- [Information supplied]:
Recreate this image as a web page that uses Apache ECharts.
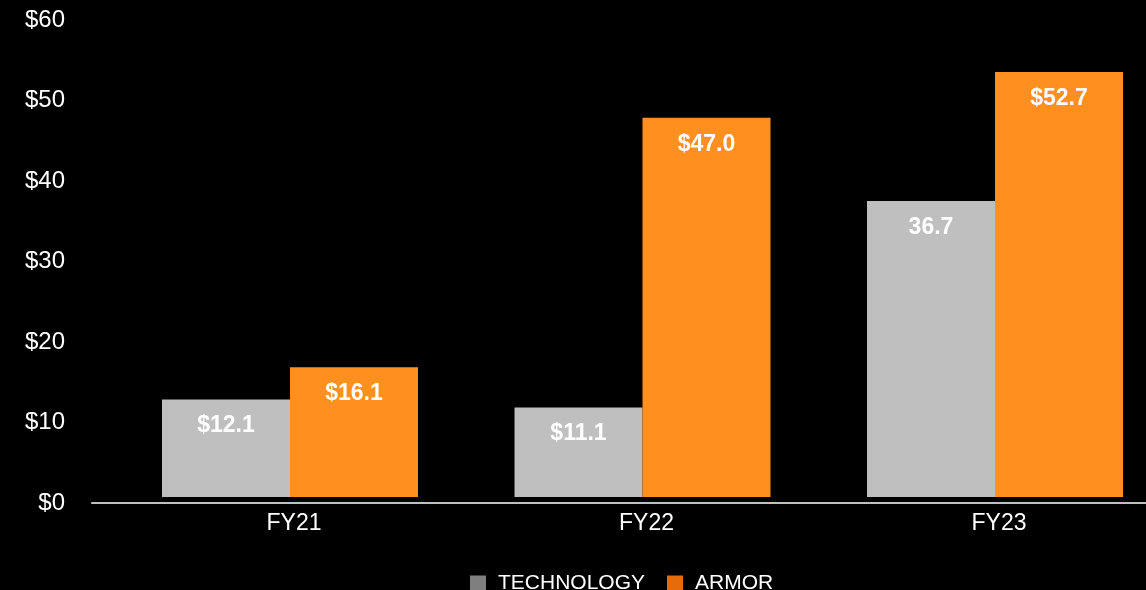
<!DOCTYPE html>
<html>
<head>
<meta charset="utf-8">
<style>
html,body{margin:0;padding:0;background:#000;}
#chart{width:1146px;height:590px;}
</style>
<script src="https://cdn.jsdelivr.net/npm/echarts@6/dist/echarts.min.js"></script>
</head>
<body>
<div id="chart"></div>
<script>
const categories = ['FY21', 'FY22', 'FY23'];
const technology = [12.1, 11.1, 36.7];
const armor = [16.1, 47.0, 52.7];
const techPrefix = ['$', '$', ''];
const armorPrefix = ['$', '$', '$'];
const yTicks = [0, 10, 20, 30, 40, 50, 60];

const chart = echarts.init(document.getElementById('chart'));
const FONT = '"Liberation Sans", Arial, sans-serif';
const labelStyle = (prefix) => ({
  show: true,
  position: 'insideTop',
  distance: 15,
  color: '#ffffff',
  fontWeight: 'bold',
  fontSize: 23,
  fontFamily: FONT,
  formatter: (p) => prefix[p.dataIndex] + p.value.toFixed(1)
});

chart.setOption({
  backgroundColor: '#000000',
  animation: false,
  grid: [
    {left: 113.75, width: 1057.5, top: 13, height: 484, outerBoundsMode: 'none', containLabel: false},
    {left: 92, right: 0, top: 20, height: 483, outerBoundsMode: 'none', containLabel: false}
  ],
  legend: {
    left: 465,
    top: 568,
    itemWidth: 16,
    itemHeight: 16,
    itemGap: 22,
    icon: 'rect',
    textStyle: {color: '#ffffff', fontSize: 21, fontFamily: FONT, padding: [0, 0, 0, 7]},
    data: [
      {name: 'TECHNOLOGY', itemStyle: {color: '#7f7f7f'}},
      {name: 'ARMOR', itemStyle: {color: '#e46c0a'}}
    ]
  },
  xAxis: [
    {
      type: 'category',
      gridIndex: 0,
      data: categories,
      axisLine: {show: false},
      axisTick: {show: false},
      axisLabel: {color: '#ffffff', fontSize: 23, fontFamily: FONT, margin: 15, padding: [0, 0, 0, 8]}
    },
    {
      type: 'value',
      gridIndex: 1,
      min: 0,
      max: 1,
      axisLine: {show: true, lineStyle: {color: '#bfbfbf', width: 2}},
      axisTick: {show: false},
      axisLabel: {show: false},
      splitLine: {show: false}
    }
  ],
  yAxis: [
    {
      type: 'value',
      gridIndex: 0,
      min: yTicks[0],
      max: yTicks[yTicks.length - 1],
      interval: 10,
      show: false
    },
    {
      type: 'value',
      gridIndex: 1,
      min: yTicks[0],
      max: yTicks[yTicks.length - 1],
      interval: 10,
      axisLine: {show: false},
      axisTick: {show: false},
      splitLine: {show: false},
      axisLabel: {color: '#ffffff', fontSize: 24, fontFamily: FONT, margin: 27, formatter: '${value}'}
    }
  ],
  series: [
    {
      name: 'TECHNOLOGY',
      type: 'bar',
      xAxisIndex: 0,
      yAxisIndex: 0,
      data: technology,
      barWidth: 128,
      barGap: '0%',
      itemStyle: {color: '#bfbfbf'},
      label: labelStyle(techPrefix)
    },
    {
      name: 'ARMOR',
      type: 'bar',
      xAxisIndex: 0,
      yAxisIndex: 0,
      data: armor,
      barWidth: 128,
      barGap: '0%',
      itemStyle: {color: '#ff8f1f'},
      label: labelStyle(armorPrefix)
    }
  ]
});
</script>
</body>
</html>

- [Task to complete]: Extract the full listing exactly, with the pictures left out.

- [Answer to this problem]:
Recreate this image as a web page that uses Apache ECharts.
<!DOCTYPE html>
<html>
<head>
<meta charset="utf-8">
<style>
html,body{margin:0;padding:0;background:#000;}
#chart{width:1146px;height:590px;}
</style>
<script src="https://cdn.jsdelivr.net/npm/echarts@6/dist/echarts.min.js"></script>
</head>
<body>
<div id="chart"></div>
<script>
const categories = ['FY21', 'FY22', 'FY23'];
const technology = [12.1, 11.1, 36.7];
const armor = [16.1, 47.0, 52.7];
const techPrefix = ['$', '$', ''];
const armorPrefix = ['$', '$', '$'];
const yTicks = [0, 10, 20, 30, 40, 50, 60];

const chart = echarts.init(document.getElementById('chart'));
const FONT = '"Liberation Sans", Arial, sans-serif';
const labelStyle = (prefix) => ({
  show: true,
  position: 'insideTop',
  distance: 15,
  color: '#ffffff',
  fontWeight: 'bold',
  fontSize: 23,
  fontFamily: FONT,
  formatter: (p) => prefix[p.dataIndex] + p.value.toFixed(1)
});

chart.setOption({
  backgroundColor: '#000000',
  animation: false,
  grid: [
    {left: 113.75, width: 1057.5, top: 13, height: 484, outerBoundsMode: 'none', containLabel: false},
    {left: 92, right: 0, top: 20, height: 483, outerBoundsMode: 'none', containLabel: false}
  ],
  legend: {
    left: 465,
    top: 568,
    itemWidth: 16,
    itemHeight: 16,
    itemGap: 22,
    icon: 'rect',
    textStyle: {color: '#ffffff', fontSize: 21, fontFamily: FONT, padding: [0, 0, 0, 7]},
    data: [
      {name: 'TECHNOLOGY', itemStyle: {color: '#7f7f7f'}},
      {name: 'ARMOR', itemStyle: {color: '#e46c0a'}}
    ]
  },
  xAxis: [
    {
      type: 'category',
      gridIndex: 0,
      data: categories,
      axisLine: {show: false},
      axisTick: {show: false},
      axisLabel: {color: '#ffffff', fontSize: 23, fontFamily: FONT, margin: 15, padding: [0, 0, 0, 8]}
    },
    {
      type: 'value',
      gridIndex: 1,
      min: 0,
      max: 1,
      axisLine: {show: true, lineStyle: {color: '#bfbfbf', width: 2}},
      axisTick: {show: false},
      axisLabel: {show: false},
      splitLine: {show: false}
    }
  ],
  yAxis: [
    {
      type: 'value',
      gridIndex: 0,
      min: yTicks[0],
      max: yTicks[yTicks.length - 1],
      interval: 10,
      show: false
    },
    {
      type: 'value',
      gridIndex: 1,
      min: yTicks[0],
      max: yTicks[yTicks.length - 1],
      interval: 10,
      axisLine: {show: false},
      axisTick: {show: false},
      splitLine: {show: false},
      axisLabel: {color: '#ffffff', fontSize: 24, fontFamily: FONT, margin: 27, formatter: '${value}'}
    }
  ],
  series: [
    {
      name: 'TECHNOLOGY',
      type: 'bar',
      xAxisIndex: 0,
      yAxisIndex: 0,
      data: technology,
      barWidth: 128,
      barGap: '0%',
      itemStyle: {color: '#bfbfbf'},
      label: labelStyle(techPrefix)
    },
    {
      name: 'ARMOR',
      type: 'bar',
      xAxisIndex: 0,
      yAxisIndex: 0,
      data: armor,
      barWidth: 128,
      barGap: '0%',
      itemStyle: {color: '#ff8f1f'},
      label: labelStyle(armorPrefix)
    }
  ]
});
</script>
</body>
</html>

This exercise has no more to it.